Marking DNA as spam
The idea behind bioinformatics, at least for some people, is that since the information encoded into DNA is sequential, you can parse it more or less the same way that you parse an English text. You can apply a regex to DNA and you can search DNA just as you can search text. But how far can you push it?
The part of information processing science formerly known as AI developed a whole range of "machine learning" techniques. Most never made it into the real world but once in a while, a new idea is ripe and you see it spread like a storm. Most techniques that tried to model how the brain works are miserable failures, but it happens that someone understands how people use information and apply really simple pasterns turn worthless data into the most valuable repository of knowledge.
If you were to look for "Bayesian classification" in a stats textbook, you would probably find nothing, except maybe the it's a method that you should avoid. Naive Bayesian classification is a way to combine independent evidences about some event to refine your knowledge about it. The catch is right there, "independent" in probabilities in what they call a "strong assumption" and you almost never see truly independent evidences except for trivial stuff.
When Paul Graham solved the problem of spam, he made something that would drive any stats teacher crazy, he said that the words in an email are independent. Why did he do that? If you do that, you can use a really simple formula, if you don't, the computation is so hard that no computer can undertake it for a 300 words email. While statisticians are still screaming, Bayesian filters are filtering the worlds spam and they work better than anything else.
How about DNA? The original question was "given the few proteins that we know to be localized in the nucleolus, can we find a pattern that will help us find others?" If someone ask you that, the fist logical reaction should be to grab something to drink. Now that you've taken care of that, you can say that you don't know and that you'd prefer to work on something as boring as applying design patterns to bioformatics, you can decide to apply some techniques that should theoretically work or you can decide to dive and to try what works in the real world, even though it shouldn't.
What we did is shocking, we didn't implement a Bayesian classifier for DNA, we used the excellent spamoracle and fed it DNA sequences as if it was emails. I kind of hope that my stats teacher won't read that far but was is even more shocking is that it works, to some extent.

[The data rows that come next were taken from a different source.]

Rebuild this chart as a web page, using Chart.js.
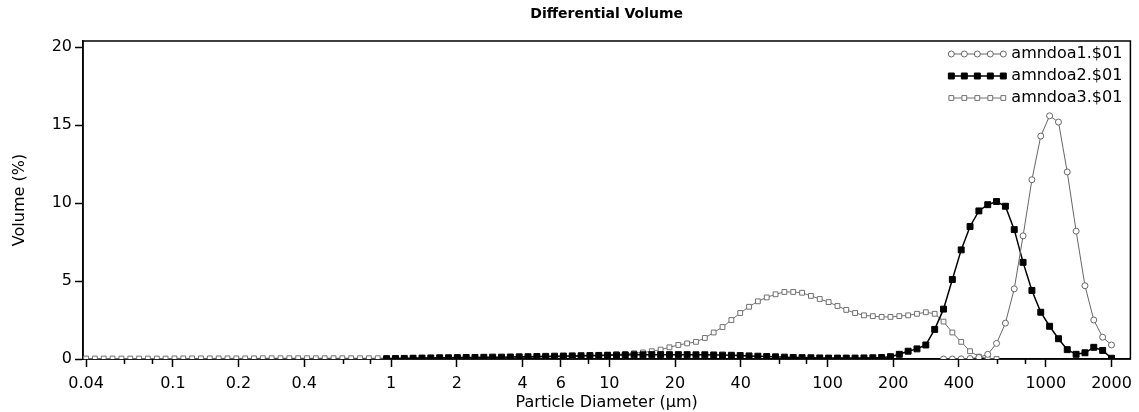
<!DOCTYPE html>
<html>
<head>
<meta charset="utf-8">
<title>Differential Volume</title>
<script src="https://cdn.jsdelivr.net/npm/chart.js@4.4.0/dist/chart.umd.min.js"></script>
<style>
  html, body { margin: 0; padding: 0; background: #fff; }
</style>
</head>
<body>
<canvas id="psdChart" width="1139" height="412"></canvas>
<script>
// channel diameters (um), same grid for all three runs
const sizes = [
  0.0400, 0.0439, 0.0482, 0.0529, 0.0581, 0.0638, 0.0700, 0.0768, 0.0844, 0.0926,
  0.1017, 0.1116, 0.1225, 0.1345, 0.1476, 0.1621, 0.1779, 0.1953, 0.2144, 0.2353,
  0.2583, 0.2836, 0.3113, 0.3417, 0.3751, 0.4118, 0.4520, 0.4962, 0.5447, 0.5979,
  0.6564, 0.7205, 0.7909, 0.8682, 0.9535, 1.047, 1.149, 1.261, 1.385, 1.520,
  1.669, 1.832, 2.011, 2.208, 2.423, 2.660, 2.920, 3.206, 3.519, 3.863,
  4.240, 4.655, 5.110, 5.609, 6.157, 6.761, 7.421, 8.147, 8.943, 9.818,
  10.78, 11.83, 12.99, 14.26, 15.65, 17.18, 18.86, 20.71, 22.73, 24.95,
  27.39, 30.07, 33.01, 36.24, 39.78, 43.67, 47.94, 52.62, 57.77, 63.41,
  69.61, 76.42, 83.89, 92.09, 101.1, 111.0, 121.8, 133.7, 146.8, 161.2,
  176.9, 194.2, 213.2, 234.0, 256.9, 282.0, 309.7, 339.9, 373.1, 409.6,
  449.7, 493.6, 541.9, 594.8, 653.0, 716.8, 786.9, 863.8, 948.3, 1041,
  1143, 1254, 1377, 1512, 1659, 1822, 2000
];

const seriesNames = ['amndoa1.$01', 'amndoa2.$01', 'amndoa3.$01'];

// volume % per channel, each run starts at its own channel index
const amndoa1Start = 97;
const amndoa1 = [
  0, 0, 0.01, 0.03, 0.1, 0.3, 1.0, 2.3, 4.5, 7.9,
  11.5, 14.3, 15.6, 15.2, 12.0, 8.2, 4.7, 2.5, 1.4, 0.9
];

const amndoa2Start = 34;
const amndoa2 = [
  0.02, 0.03, 0.04, 0.05, 0.06, 0.07, 0.08, 0.08, 0.09, 0.10,
  0.10, 0.11, 0.12, 0.12, 0.13, 0.14, 0.15, 0.16, 0.17, 0.18,
  0.19, 0.20, 0.21, 0.22, 0.23, 0.24, 0.25, 0.26, 0.27, 0.27,
  0.28, 0.28, 0.28, 0.28, 0.28, 0.27, 0.27, 0.26, 0.25, 0.24,
  0.22, 0.20, 0.18, 0.16, 0.14, 0.12, 0.10, 0.09, 0.08, 0.07,
  0.06, 0.06, 0.06, 0.06, 0.07, 0.08, 0.10, 0.15, 0.30, 0.50,
  0.65, 0.90, 1.9, 3.2, 5.1, 7.0, 8.5, 9.5, 9.9, 10.1,
  9.8, 8.3, 6.2, 4.4, 3.0, 2.1, 1.3, 0.6, 0.3, 0.4,
  0.75, 0.55, 0.05
];

const amndoa3Start = 0;
const amndoa3 = [
  0.03, 0.03, 0.03, 0.03, 0.03, 0.03, 0.03, 0.03, 0.03, 0.03,
  0.04, 0.04, 0.04, 0.04, 0.04, 0.04, 0.04, 0.04, 0.04, 0.04,
  0.05, 0.05, 0.05, 0.05, 0.05, 0.05, 0.05, 0.05, 0.05, 0.05,
  0.05, 0.05, 0.05, 0.05, 0.05, 0.06, 0.06, 0.06, 0.06, 0.06,
  0.07, 0.07, 0.07, 0.07, 0.07, 0.08, 0.08, 0.08, 0.08, 0.08,
  0.10, 0.11, 0.12, 0.13, 0.14, 0.15, 0.17, 0.20, 0.22, 0.27,
  0.30, 0.33, 0.37, 0.42, 0.50, 0.60, 0.75, 0.90, 1.0, 1.1,
  1.35, 1.7, 2.05, 2.5, 2.95, 3.35, 3.7, 3.95, 4.15, 4.3,
  4.3, 4.25, 4.05, 3.85, 3.65, 3.4, 3.15, 2.95, 2.8, 2.75,
  2.7, 2.7, 2.75, 2.8, 2.9, 3.0, 2.9, 2.4, 1.7, 1.1,
  0.5, 0.15, 0.03, 0
];

const xTickValues = [0.04, 0.06, 0.08, 0.1, 0.2, 0.4, 0.6, 0.8, 1, 2, 4, 6, 8, 10, 20, 40, 60, 80, 100, 200, 400, 600, 800, 1000, 2000];
const xTickLabels = ['0.04', '', '', '0.1', '0.2', '0.4', '', '', '1', '2', '4', '6', '', '10', '20', '40', '', '', '100', '200', '400', '', '', '1000', '2000'];
const yTickValues = [0, 5, 10, 15, 20];

function toPoints(start, vals) {
  return vals.map((v, k) => ({ x: sizes[start + k], y: v }));
}

const FONT = '"DejaVu Sans", "Liberation Sans", sans-serif';

// short ticks for the unlabelled x positions
const minorTicks = {
  id: 'minorTicks',
  afterDraw(chart) {
    const ctx = chart.ctx;
    const xs = chart.scales.x;
    const bottom = chart.chartArea.bottom;
    ctx.save();
    ctx.strokeStyle = '#000';
    ctx.lineWidth = 1.5;
    xTickValues.forEach((v, i) => {
      if (xTickLabels[i] !== '') return;
      const px = Math.round(xs.getPixelForValue(v)) + 0.5;
      ctx.beginPath();
      ctx.moveTo(px, bottom);
      ctx.lineTo(px, bottom + 5);
      ctx.stroke();
    });
    ctx.restore();
  }
};

// box round the plot area
const frame = {
  id: 'frame',
  beforeDatasetsDraw(chart) {
    const { ctx, chartArea: a } = chart;
    ctx.save();
    ctx.strokeStyle = '#000';
    ctx.lineWidth = 1.5;
    ctx.strokeRect(a.left, a.top, a.right - a.left, a.bottom - a.top);
    ctx.restore();
  }
};

// legend in the top right corner, five markers on a line per run
const cornerLegend = {
  id: 'cornerLegend',
  afterDraw(chart) {
    const { ctx, chartArea: a } = chart;
    ctx.save();
    ctx.font = '16px ' + FONT;
    ctx.textBaseline = 'middle';
    chart.data.datasets.forEach((ds, i) => {
      const y = a.top + 13 + i * 22;
      const w = ctx.measureText(ds.label).width;
      const textX = a.right - 8 - w;
      const x0 = textX - 60, x1 = textX - 8;
      ctx.strokeStyle = ds.borderColor;
      ctx.lineWidth = ds.borderWidth;
      ctx.beginPath();
      ctx.moveTo(x0, y);
      ctx.lineTo(x1, y);
      ctx.stroke();
      for (let k = 0; k < 5; k++) {
        ctx.fillStyle = ds.pointBackgroundColor;
        ctx.strokeStyle = ds.pointBorderColor;
        ctx.lineWidth = ds.pointBorderWidth;
        Chart.helpers.drawPoint(ctx, {
          pointStyle: ds.pointStyle, radius: ds.pointRadius, borderWidth: ds.pointBorderWidth, rotation: 0
        }, x0 + k * (x1 - x0) / 4, y);
      }
      ctx.fillStyle = '#000';
      ctx.fillText(ds.label, textX, y);
    });
    ctx.restore();
  }
};

new Chart(document.getElementById('psdChart'), {
  type: 'line',
  data: {
    datasets: [
      {
        label: seriesNames[0],
        data: toPoints(amndoa1Start, amndoa1),
        borderColor: '#666',
        borderWidth: 1,
        pointStyle: 'circle',
        pointRadius: 3,
        pointBorderWidth: 1,
        pointBorderColor: '#666',
        pointBackgroundColor: '#fff',
        tension: 0
      },
      {
        label: seriesNames[1],
        data: toPoints(amndoa2Start, amndoa2),
        borderColor: '#000',
        borderWidth: 1.5,
        pointStyle: 'rect',
        pointRadius: 4.2,
        pointBorderWidth: 1,
        pointBorderColor: '#000',
        pointBackgroundColor: '#000',
        tension: 0
      },
      {
        label: seriesNames[2],
        data: toPoints(amndoa3Start, amndoa3),
        borderColor: '#707070',
        borderWidth: 1,
        pointStyle: 'rect',
        pointRadius: 3.4,
        pointBorderWidth: 1,
        pointBorderColor: '#707070',
        pointBackgroundColor: '#fff',
        tension: 0
      }
    ]
  },
  options: {
    responsive: false,
    animation: false,
    layout: { padding: { left: 0, right: 4, top: 0, bottom: 0 } },
    plugins: {
      legend: { display: false },
      tooltip: { enabled: false },
      title: {
        display: true,
        text: 'Differential Volume',
        fullSize: false,
        color: '#000',
        font: { family: FONT, size: 14, weight: 'bold', lineHeight: 1.2 },
        padding: { top: 6, bottom: 18.2 }
      }
    },
    scales: {
      x: {
        type: 'logarithmic',
        min: 0.03874,
        max: 2442,
        afterBuildTicks: s => { s.ticks = xTickValues.map(v => ({ value: v })); },
        afterFit: s => { s.height = 53; },
        ticks: {
          autoSkip: false,
          maxRotation: 0,
          padding: 7,
          color: '#000',
          font: { family: FONT, size: 16 },
          callback: (v, i) => xTickLabels[i]
        },
        grid: {
          drawOnChartArea: false,
          tickLength: 8,
          tickWidth: 1.5,
          tickColor: c => (xTickLabels[c.index] === '' ? 'rgba(0,0,0,0)' : '#000')
        },
        border: { display: true, color: '#000', width: 1.5 },
        title: {
          display: true,
          text: 'Particle Diameter (µm)',
          color: '#000',
          font: { family: FONT, size: 16 },
          padding: { top: 0, bottom: 0 }
        }
      },
      y: {
        min: 0,
        max: 20.4,
        afterBuildTicks: s => { s.ticks = yTickValues.map(v => ({ value: v })); },
        afterFit: s => { s.width = 83; },
        ticks: {
          padding: 3,
          color: '#000',
          font: { family: FONT, size: 16 }
        },
        grid: {
          drawOnChartArea: false,
          tickLength: 8,
          tickWidth: 1.5,
          tickColor: '#000'
        },
        border: { display: true, color: '#000', width: 1.5 },
        title: {
          display: true,
          text: 'Volume (%)',
          color: '#000',
          font: { family: FONT, size: 16 },
          padding: { top: 10, bottom: 0 }
        }
      }
    }
  },
  plugins: [frame, minorTicks, cornerLegend]
});
</script>
</body>
</html>
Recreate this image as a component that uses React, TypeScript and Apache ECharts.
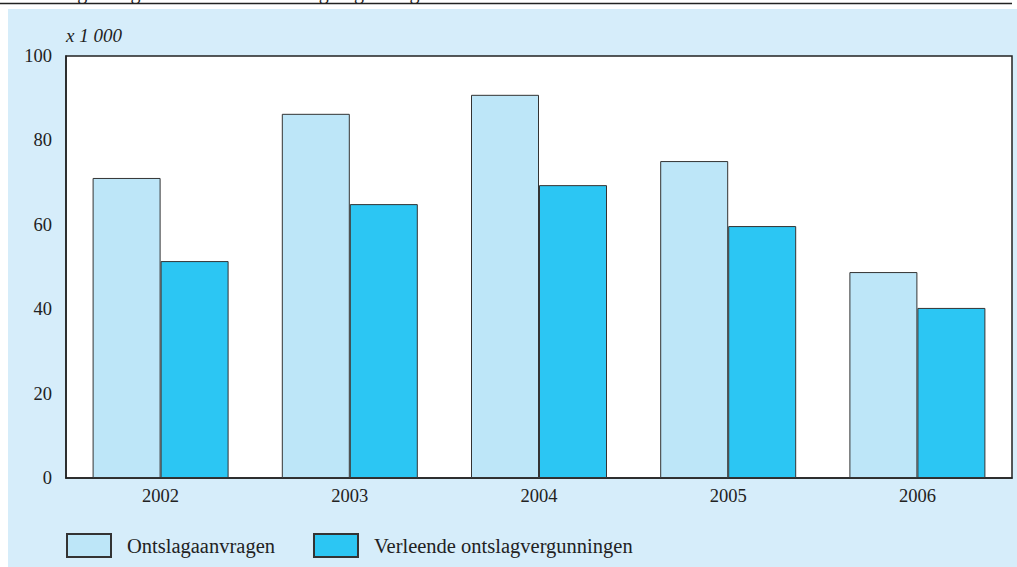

We don't find all the nucleolar proteins but we find a lot of them with really few false positives. Further more, spamoracle has really nice regex queries on the training set. That way we can explore what kind of "words" leads to correct classifications. And thats the interesting parts because you can't do that with neural nets and other machine learning techniques. And what we find fits pretty well with what people find in wet labs. Now, a word of warning is needed. BLAST is not working like Google and there is a reason for that. You typically search for a few exact word on Google and you typically do a fuzzy search on a really long DNA word with BLAST. Before you can replace all your wet lab staff with monkeys punching sequences into a Bayesian filter, a lot of work must be done on building better training sets and on biologically relevant ways to search for a word in correlation tables.